KORANIKATARU

子らに語る時々日記

腕白坊主が母の日にした贈り物1


連日長距離運転が続き眼がピクピクする。
面談の際、こちらは真剣に話していても眼がピクピクするので何かウソでもついている印象を与えはしないかと心配になる。
まばたきの回数が増えたり、鼻を触るといった仕草からウソが探知できると聞いたことがある。
眼がピクピク痙攣しているなんて、いかにも怪しい。

帰途上方温泉一休に立ち寄る。
熱々の温泉が目当てだ。
この熱さに与れるのは他には芦屋温泉くらいだろうか。

ぬるい湯などには目もくれない。
あっつ、と身をよじり顔歪めてカラダを沈める。
ほどなく、くたびれた全身に熱さがしみてくる。
至福の声が漏れる。
やめられない。


烏の行水を終え、潮の香薫る夕刻の風にあたりながらクルマ走らせ酉島のコンビニで飲み物を買う。
この広い駐車場には日替わりで面妖な顔ぶれがたむろしている。
この日は、入り口付近で地元の女子中学生十数人ほどが地べたに腰をおろし車座となり座談会をしていた。

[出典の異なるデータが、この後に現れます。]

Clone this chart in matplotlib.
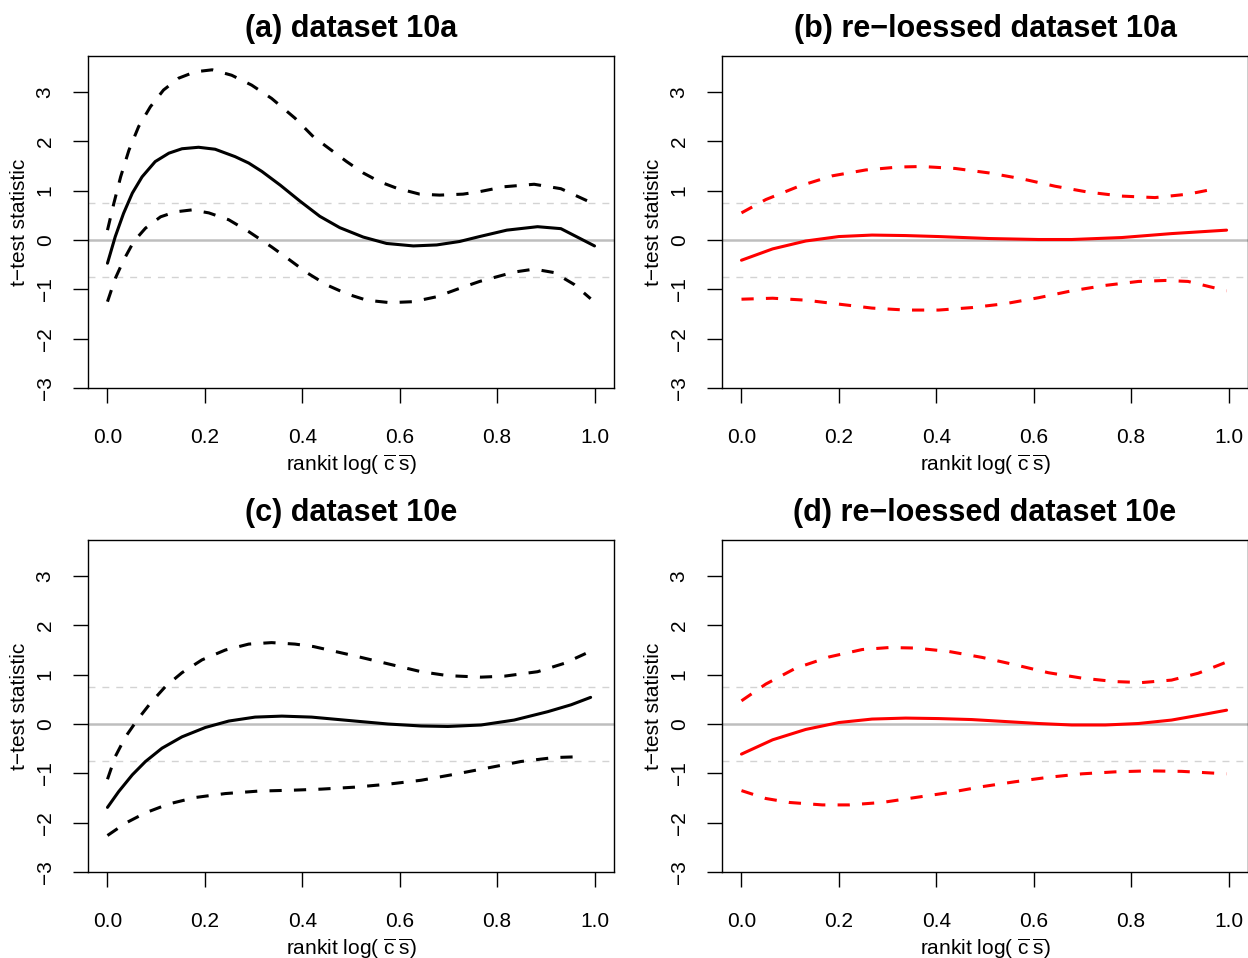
import matplotlib
matplotlib.use("Agg")
import matplotlib.pyplot as plt

plt.rcParams["font.family"] = ["Liberation Sans", "DejaVu Sans"]
plt.rcParams["mathtext.fontset"] = "custom"
plt.rcParams["mathtext.rm"] = "Liberation Sans"
plt.rcParams["mathtext.it"] = "Liberation Sans:italic"

# reference band for the t statistic
band = 0.75

# (a) dataset 10a
a_mid_x = [0, 0.016, 0.033, 0.051, 0.071, 0.098, 0.126, 0.153, 0.187, 0.221, 0.262,
           0.290, 0.317, 0.355, 0.395, 0.436, 0.477, 0.525, 0.573, 0.628, 0.676, 0.723,
           0.764, 0.820, 0.883, 0.931, 1.0]
a_mid_y = [-0.47, 0.07, 0.54, 0.95, 1.28, 1.59, 1.76, 1.85, 1.88, 1.84, 1.69,
           1.56, 1.39, 1.11, 0.79, 0.48, 0.25, 0.06, -0.07, -0.12, -0.10, -0.03,
           0.07, 0.20, 0.27, 0.23, -0.12]
a_up_x = [0, 0.013, 0.027, 0.044, 0.064, 0.088, 0.115, 0.146, 0.180, 0.215, 0.255,
          0.296, 0.337, 0.385, 0.423, 0.457, 0.491, 0.525, 0.559, 0.594, 0.641,
          0.682, 0.730, 0.764, 0.815, 0.876, 0.931, 0.986, 1.0]
a_up_y = [0.20, 0.74, 1.28, 1.82, 2.30, 2.70, 3.04, 3.28, 3.41, 3.45, 3.34,
          3.14, 2.87, 2.47, 2.09, 1.84, 1.59, 1.36, 1.18, 1.05, 0.93,
          0.91, 0.93, 0.98, 1.08, 1.13, 1.04, 0.79, 0.74]
a_lo_x = [0, 0.016, 0.033, 0.054, 0.078, 0.109, 0.139, 0.173, 0.208, 0.249, 0.290,
          0.337, 0.368, 0.409, 0.450, 0.491, 0.532, 0.580, 0.628, 0.676, 0.723,
          0.764, 0.835, 0.876, 0.917, 0.958, 0.992]
a_lo_y = [-1.25, -0.78, -0.41, -0.03, 0.24, 0.47, 0.57, 0.61, 0.55, 0.41, 0.17,
          -0.14, -0.36, -0.66, -0.91, -1.09, -1.22, -1.27, -1.25, -1.15, -0.98,
          -0.84, -0.65, -0.59, -0.66, -0.90, -1.19]

# (b) re-loessed dataset 10a
b_mid_x = [0, 0.064, 0.132, 0.200, 0.268, 0.337, 0.405, 0.508, 0.610, 0.678,
           0.781, 0.883, 0.996]
b_mid_y = [-0.41, -0.18, -0.02, 0.07, 0.10, 0.09, 0.07, 0.03, 0.01, 0.01,
           0.05, 0.13, 0.20]
b_up_x = [0, 0.05, 0.118, 0.186, 0.255, 0.323, 0.371, 0.439, 0.508, 0.576, 0.644,
          0.712, 0.781, 0.849, 0.917, 0.979]
b_up_y = [0.55, 0.82, 1.09, 1.30, 1.42, 1.48, 1.49, 1.45, 1.36, 1.24, 1.09,
          0.97, 0.89, 0.86, 0.93, 1.05]
b_lo_x = [0, 0.064, 0.132, 0.2, 0.268, 0.337, 0.405, 0.473, 0.542, 0.610, 0.678,
          0.747, 0.815, 0.870, 0.917, 0.996]
b_lo_y = [-1.20, -1.18, -1.22, -1.30, -1.38, -1.42, -1.42, -1.37, -1.29, -1.17, -1.03,
          -0.92, -0.84, -0.82, -0.84, -1.03]

# (c) dataset 10e
c_mid_x = [0, 0.023, 0.051, 0.078, 0.112, 0.153, 0.201, 0.249, 0.303, 0.358, 0.419,
           0.508, 0.576, 0.644, 0.699, 0.767, 0.835, 0.904, 0.952, 0.992]
c_mid_y = [-1.69, -1.37, -1.03, -0.76, -0.49, -0.26, -0.07, 0.06, 0.14, 0.16, 0.14,
           0.06, 0.00, -0.04, -0.05, -0.02, 0.08, 0.25, 0.39, 0.54]
c_up_x = [0, 0.016, 0.037, 0.061, 0.088, 0.119, 0.153, 0.194, 0.242, 0.290, 0.337,
          0.385, 0.423, 0.508, 0.576, 0.644, 0.699, 0.767, 0.815, 0.883,
          0.938, 0.982]
c_up_y = [-1.12, -0.66, -0.26, 0.08, 0.42, 0.76, 1.04, 1.30, 1.50, 1.62, 1.65,
          1.62, 1.57, 1.38, 1.22, 1.06, 0.98, 0.95, 0.97, 1.06,
          1.23, 1.43]
c_lo_x = [0, 0.037, 0.078, 0.126, 0.180, 0.242, 0.310, 0.385, 0.439, 0.508, 0.576,
          0.644, 0.712, 0.781, 0.849, 0.917, 0.979]
c_lo_y = [-2.26, -2.01, -1.80, -1.62, -1.49, -1.41, -1.36, -1.34, -1.32, -1.28, -1.22,
          -1.14, -1.02, -0.89, -0.76, -0.68, -0.66]

# (d) re-loessed dataset 10e
d_mid_x = [0, 0.064, 0.132, 0.200, 0.268, 0.337, 0.405, 0.473, 0.542, 0.610, 0.678,
           0.747, 0.815, 0.883, 0.952, 0.996]
d_mid_y = [-0.61, -0.32, -0.11, 0.03, 0.10, 0.12, 0.11, 0.09, 0.05, 0.01, -0.02,
           -0.02, 0.01, 0.08, 0.20, 0.28]
d_up_x = [0, 0.05, 0.111, 0.180, 0.248, 0.303, 0.357, 0.426, 0.494, 0.562, 0.630,
          0.699, 0.767, 0.822, 0.883, 0.938, 0.992]
d_up_y = [0.47, 0.81, 1.13, 1.36, 1.51, 1.55, 1.54, 1.47, 1.35, 1.20, 1.04,
          0.93, 0.86, 0.84, 0.89, 1.03, 1.24]
d_lo_x = [0, 0.05, 0.098, 0.166, 0.221, 0.289, 0.357, 0.426, 0.494, 0.562, 0.630,
          0.699, 0.767, 0.835, 0.904, 0.996]
d_lo_y = [-1.35, -1.51, -1.59, -1.64, -1.64, -1.59, -1.49, -1.39, -1.27, -1.17, -1.08,
          -1.01, -0.97, -0.95, -0.96, -1.01]

titles = ["(a) dataset 10a", "(b) re\u2212loessed dataset 10a",
          "(c) dataset 10e", "(d) re\u2212loessed dataset 10e"]
x_ticks = [0.0, 0.2, 0.4, 0.6, 0.8, 1.0]
y_ticks = [-3, -2, -1, 0, 1, 2, 3]

W, H = 1248, 958
fig = plt.figure(figsize=(W / 100, H / 100), dpi=100)

# axes boxes in pixels: left, top
boxes = [(88, 56), (722, 56), (88, 540), (722, 540)]
box_w, box_h = 526, 332

panels = [
    (a_mid_x, a_mid_y, a_up_x, a_up_y, a_lo_x, a_lo_y, "black"),
    (b_mid_x, b_mid_y, b_up_x, b_up_y, b_lo_x, b_lo_y, "#ff0000"),
    (c_mid_x, c_mid_y, c_up_x, c_up_y, c_lo_x, c_lo_y, "black"),
    (d_mid_x, d_mid_y, d_up_x, d_up_y, d_lo_x, d_lo_y, "#ff0000"),
]

for (left, top), title, (mx, my, ux, uy, lx, ly, col) in zip(boxes, titles, panels):
    ax = fig.add_axes([left / W, (H - top - box_h) / H, box_w / W, box_h / H])

    # reference lines
    ax.axhline(0, color="#bebebe", lw=1.8, zorder=1)
    ax.axhline(band, color="#d3d3d3", lw=1.0, dashes=(5, 5), zorder=1)
    ax.axhline(-band, color="#d3d3d3", lw=1.0, dashes=(5, 5), zorder=1)

    ax.plot(mx, my, color=col, lw=2.2, solid_joinstyle="round",
            solid_capstyle="round", zorder=3)
    ax.plot(ux, uy, color=col, lw=2.2, dashes=(4, 4), zorder=3)
    ax.plot(lx, ly, color=col, lw=2.2, dashes=(4, 4), zorder=3)

    ax.set_xlim(-0.04, 1.04)
    ax.set_ylim(-3, 3.73)
    ax.set_xticks(x_ticks)
    ax.set_xticklabels([f"{t:.1f}" for t in x_ticks])
    ax.set_yticks(y_ticks)
    ax.set_yticklabels([str(t).replace("-", "\u2212") for t in y_ticks])
    ax.tick_params(axis="both", direction="out", length=11, width=1.0,
                   labelsize=15, colors="black")
    ax.tick_params(axis="x", pad=18)
    ax.tick_params(axis="y", pad=13, labelrotation=90)
    for lab in ax.get_yticklabels():
        lab.set_va("center")
    for sp in ax.spines.values():
        sp.set_linewidth(1.0)

    ax.set_title(title, fontsize=22, fontweight="bold", pad=14)
    ax.set_xlabel(r"rankit log( $\overline{\mathrm{c}}\;\overline{\mathrm{s}}$)",
                  fontsize=15, labelpad=4)
    ax.set_ylabel("t\u2212test statistic", fontsize=15, labelpad=4.5)

fig.savefig("out.png", dpi=100)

買い物を終えてコンビニから出た途端、やかましい嬌声が沸き起こる。
横を過ぎるとき、不快な視線がまとわりつくのを感じる。
蜘蛛の巣が顔にひっついたかのような感触だ。
ケラケラ、キャッキャキャッキャとノイズが一段と大きくなる。

構わずにクルマに乗り込み発進させる。
女子中学生らの横を通り越し、左折する。
曲がり終わりアクセル踏んで公道をまっしぐら駆け出すその一瞬、チラとそこを見た。
全員がこっちを見ていて視線が合った。
車座が立体感伴うほどにユサユサ波打ち、どっと沸く。

思い過ごしなどではなく、お笑いぐさの餌食となったのは間違いなく私であったようだ。

学校の部活を終えた後、コンビニに立ち寄って友達らと寸暇を惜しむように話し込む。
空は清々しい程に広く明るく、夏を思わせるかのような陽射しで地べたは床暖房してるみたいにホカホカだ。
家にこんな場所はない。
薄暗く、散らかり放題で、母ちゃんはしつこいくらいに同じような小言を繰り返し、親父は聞こえるはずもないのに画面の向こうのタイガースの選手に赤ら顔で捲し立てている。
ずっとここで過ごしたい。
そう思って、話題が途切れぬよう頭に浮かんだことを何から何まで俎上に上げる。
そこへ現れたハゲでデブのオッサン。
飛んで火に入る夏の虫、とはまさにこういうことを言うのであろう。


のろのろ走る車列が伝法大橋に差し掛かる。
淀川河口の水面はキラキラ夕日に映え美しいが、目を凝らすと、重量感たっぷりに嵩ある波がうねり水量の底知れない分厚さが圧迫感すら伴い伝わってくる。
ここに落ちれば達者な河童でも助からないだろう。
まして人間などこの波と水流に太刀打ちできる訳がない。

表面が美しく、しかし、水流と水圧に翻弄される。
知人の顔が浮かび、淀川と家庭の修羅場という類比が浮かぶ。
しかしつまらない思いつきは波が押し寄せ一瞬でかき消える。
比べるべくもない。
淀川のうねりは、恐怖感込み上がるほどに圧倒的だ。

ここに人が落ち、助けに向かって命を落とすということがなぜ起こるのだろう。
冷静に判断すれば、常人が敵う相手ではない。
それでも目の前で助けを求める人がいて、その場面に居合わせたら、何とかなるとイメージできてしまうのだろうか。
イメージ以前に、助けようと本能的な衝動が作動し、それに背を押されるのだろうか。
しかし、それでも水の怖さに足が竦むのが普通だろう。
大半の人は、何とかしたい、しかし、どうしようもない、という葛藤の狭間でもがき、そして見過ごすということになるのだろう。